Problem to solve:
Start at the line containing "Rebuild this chart", stop at the line containing "63.1, 63.1, 63.1]", and please reproduce every line in between, both ends included, without pictures.

Records supplied:
(begin)

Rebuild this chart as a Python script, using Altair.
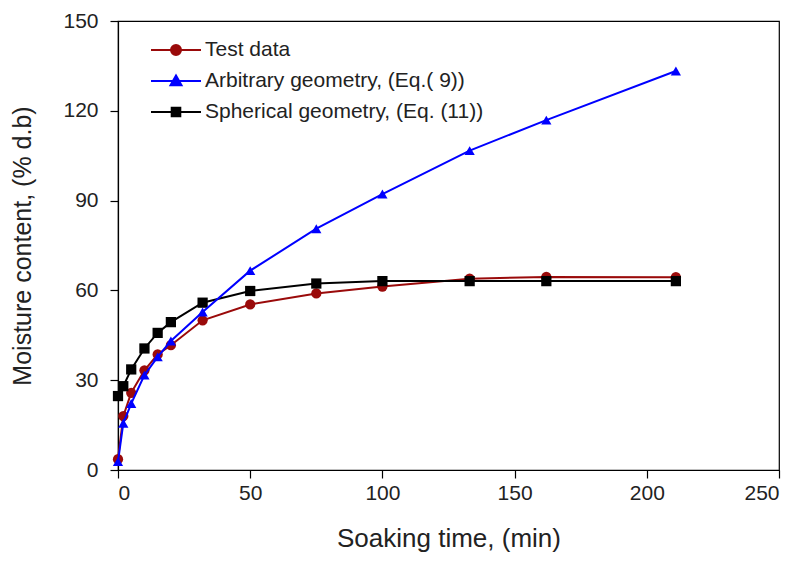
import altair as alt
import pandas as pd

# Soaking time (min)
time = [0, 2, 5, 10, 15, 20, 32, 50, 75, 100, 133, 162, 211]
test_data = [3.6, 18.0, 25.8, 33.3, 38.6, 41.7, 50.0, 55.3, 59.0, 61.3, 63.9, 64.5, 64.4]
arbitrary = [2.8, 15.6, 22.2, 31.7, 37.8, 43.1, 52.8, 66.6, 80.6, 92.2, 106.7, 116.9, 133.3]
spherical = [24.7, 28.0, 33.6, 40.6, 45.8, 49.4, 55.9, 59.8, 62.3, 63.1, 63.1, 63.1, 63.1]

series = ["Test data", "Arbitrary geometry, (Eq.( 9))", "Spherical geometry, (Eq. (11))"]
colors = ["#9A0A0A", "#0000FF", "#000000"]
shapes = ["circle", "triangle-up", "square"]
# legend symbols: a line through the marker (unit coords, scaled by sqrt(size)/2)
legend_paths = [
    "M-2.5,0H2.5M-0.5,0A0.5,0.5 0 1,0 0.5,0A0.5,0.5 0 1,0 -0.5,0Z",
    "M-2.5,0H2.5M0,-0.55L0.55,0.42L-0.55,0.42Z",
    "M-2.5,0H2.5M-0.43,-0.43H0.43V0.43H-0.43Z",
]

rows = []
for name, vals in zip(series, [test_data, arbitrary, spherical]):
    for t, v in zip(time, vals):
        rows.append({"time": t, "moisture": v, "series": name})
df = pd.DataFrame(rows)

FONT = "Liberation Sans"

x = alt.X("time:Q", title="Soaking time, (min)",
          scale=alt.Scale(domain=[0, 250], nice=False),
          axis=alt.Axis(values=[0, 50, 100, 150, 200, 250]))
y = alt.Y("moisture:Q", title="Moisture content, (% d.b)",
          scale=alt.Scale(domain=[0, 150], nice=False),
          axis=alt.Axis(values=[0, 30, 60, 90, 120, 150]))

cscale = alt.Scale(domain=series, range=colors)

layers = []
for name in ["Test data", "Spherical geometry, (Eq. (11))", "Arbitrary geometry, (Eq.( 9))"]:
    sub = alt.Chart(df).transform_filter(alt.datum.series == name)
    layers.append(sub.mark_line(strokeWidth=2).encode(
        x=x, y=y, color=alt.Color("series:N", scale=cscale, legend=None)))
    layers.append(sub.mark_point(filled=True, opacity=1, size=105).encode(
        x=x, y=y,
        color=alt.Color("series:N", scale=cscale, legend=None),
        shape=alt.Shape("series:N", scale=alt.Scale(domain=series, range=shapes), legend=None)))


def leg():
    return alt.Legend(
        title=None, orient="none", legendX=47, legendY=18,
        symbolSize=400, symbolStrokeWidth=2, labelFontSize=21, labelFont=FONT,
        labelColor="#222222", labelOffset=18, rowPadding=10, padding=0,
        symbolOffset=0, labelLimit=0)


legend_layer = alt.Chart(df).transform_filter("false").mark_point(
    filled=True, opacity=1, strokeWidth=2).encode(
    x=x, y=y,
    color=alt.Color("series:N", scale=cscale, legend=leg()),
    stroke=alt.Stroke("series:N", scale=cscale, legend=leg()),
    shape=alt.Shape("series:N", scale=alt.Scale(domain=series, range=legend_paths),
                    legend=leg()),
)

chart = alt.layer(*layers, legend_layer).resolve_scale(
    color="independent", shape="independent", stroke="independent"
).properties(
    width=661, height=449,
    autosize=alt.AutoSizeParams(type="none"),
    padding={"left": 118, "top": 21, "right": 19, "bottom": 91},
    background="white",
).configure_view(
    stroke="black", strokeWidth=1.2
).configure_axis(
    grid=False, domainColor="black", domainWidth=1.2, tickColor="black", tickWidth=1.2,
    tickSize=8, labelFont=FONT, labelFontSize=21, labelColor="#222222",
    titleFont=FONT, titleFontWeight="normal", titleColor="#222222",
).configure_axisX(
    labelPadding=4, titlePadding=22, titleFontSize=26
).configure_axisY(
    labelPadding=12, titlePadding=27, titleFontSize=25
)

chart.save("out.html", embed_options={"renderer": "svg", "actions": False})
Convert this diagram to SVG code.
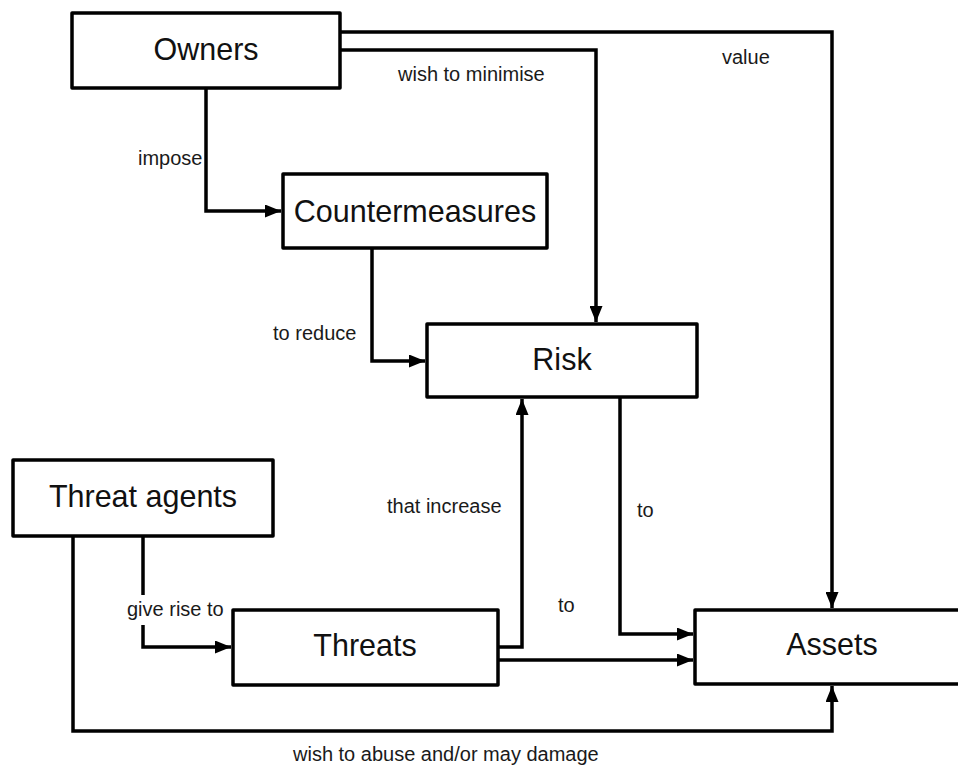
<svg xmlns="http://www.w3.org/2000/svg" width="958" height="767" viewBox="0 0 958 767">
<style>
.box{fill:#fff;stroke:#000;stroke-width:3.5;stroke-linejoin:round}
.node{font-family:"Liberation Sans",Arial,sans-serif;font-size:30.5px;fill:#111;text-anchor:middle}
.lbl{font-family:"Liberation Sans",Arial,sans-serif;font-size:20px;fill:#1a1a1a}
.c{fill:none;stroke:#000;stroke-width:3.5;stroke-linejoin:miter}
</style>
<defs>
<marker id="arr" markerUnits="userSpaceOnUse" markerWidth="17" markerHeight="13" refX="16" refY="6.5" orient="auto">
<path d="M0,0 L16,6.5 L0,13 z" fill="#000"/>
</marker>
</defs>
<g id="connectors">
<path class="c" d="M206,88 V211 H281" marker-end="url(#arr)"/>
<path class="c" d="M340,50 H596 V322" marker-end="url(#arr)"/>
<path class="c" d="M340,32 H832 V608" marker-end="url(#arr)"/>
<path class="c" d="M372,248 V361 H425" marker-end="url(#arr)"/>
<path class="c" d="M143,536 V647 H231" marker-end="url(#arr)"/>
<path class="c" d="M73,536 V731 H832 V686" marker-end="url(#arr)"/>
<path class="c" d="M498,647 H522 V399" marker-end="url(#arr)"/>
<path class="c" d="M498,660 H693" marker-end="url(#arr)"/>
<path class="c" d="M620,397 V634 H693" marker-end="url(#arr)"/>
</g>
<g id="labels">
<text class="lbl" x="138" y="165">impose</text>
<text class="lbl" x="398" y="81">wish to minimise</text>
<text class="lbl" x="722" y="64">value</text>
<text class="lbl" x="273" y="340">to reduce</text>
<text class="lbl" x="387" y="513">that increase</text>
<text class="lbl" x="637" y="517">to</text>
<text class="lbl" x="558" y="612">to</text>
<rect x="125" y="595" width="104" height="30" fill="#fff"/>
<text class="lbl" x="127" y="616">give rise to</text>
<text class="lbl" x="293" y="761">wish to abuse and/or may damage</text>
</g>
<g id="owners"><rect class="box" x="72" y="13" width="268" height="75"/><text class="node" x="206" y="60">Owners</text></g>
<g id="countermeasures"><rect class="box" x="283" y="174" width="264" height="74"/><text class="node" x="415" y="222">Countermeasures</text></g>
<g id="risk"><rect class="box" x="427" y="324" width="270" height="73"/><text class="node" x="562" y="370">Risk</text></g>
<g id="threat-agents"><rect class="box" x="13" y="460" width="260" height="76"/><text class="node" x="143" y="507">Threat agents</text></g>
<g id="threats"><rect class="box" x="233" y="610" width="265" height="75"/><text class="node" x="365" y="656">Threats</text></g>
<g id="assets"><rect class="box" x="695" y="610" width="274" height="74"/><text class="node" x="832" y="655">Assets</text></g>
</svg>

(end)
(begin)

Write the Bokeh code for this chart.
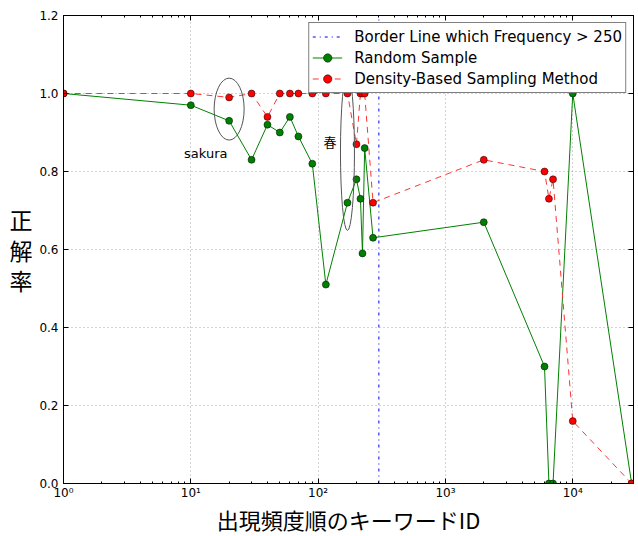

(end)
(begin)

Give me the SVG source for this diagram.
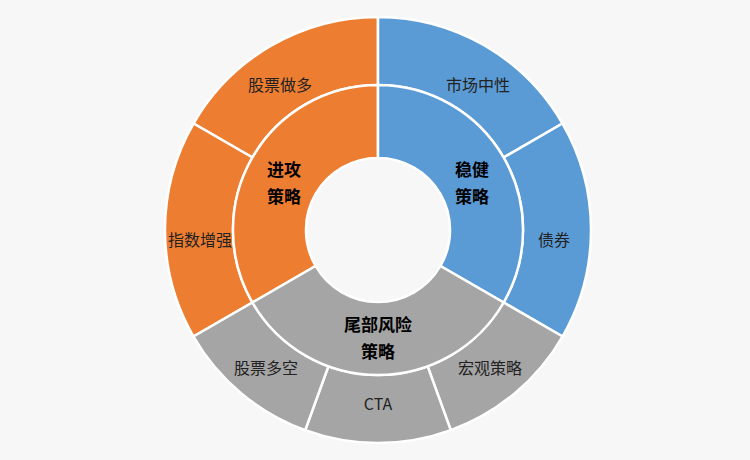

(end)

Solution to the problem:
Rebuild this chart as a Python script, using Altair.
import altair as alt
import pandas as pd

# Soaking time (min)
time = [0, 2, 5, 10, 15, 20, 32, 50, 75, 100, 133, 162, 211]
test_data = [3.6, 18.0, 25.8, 33.3, 38.6, 41.7, 50.0, 55.3, 59.0, 61.3, 63.9, 64.5, 64.4]
arbitrary = [2.8, 15.6, 22.2, 31.7, 37.8, 43.1, 52.8, 66.6, 80.6, 92.2, 106.7, 116.9, 133.3]
spherical = [24.7, 28.0, 33.6, 40.6, 45.8, 49.4, 55.9, 59.8, 62.3, 63.1, 63.1, 63.1, 63.1]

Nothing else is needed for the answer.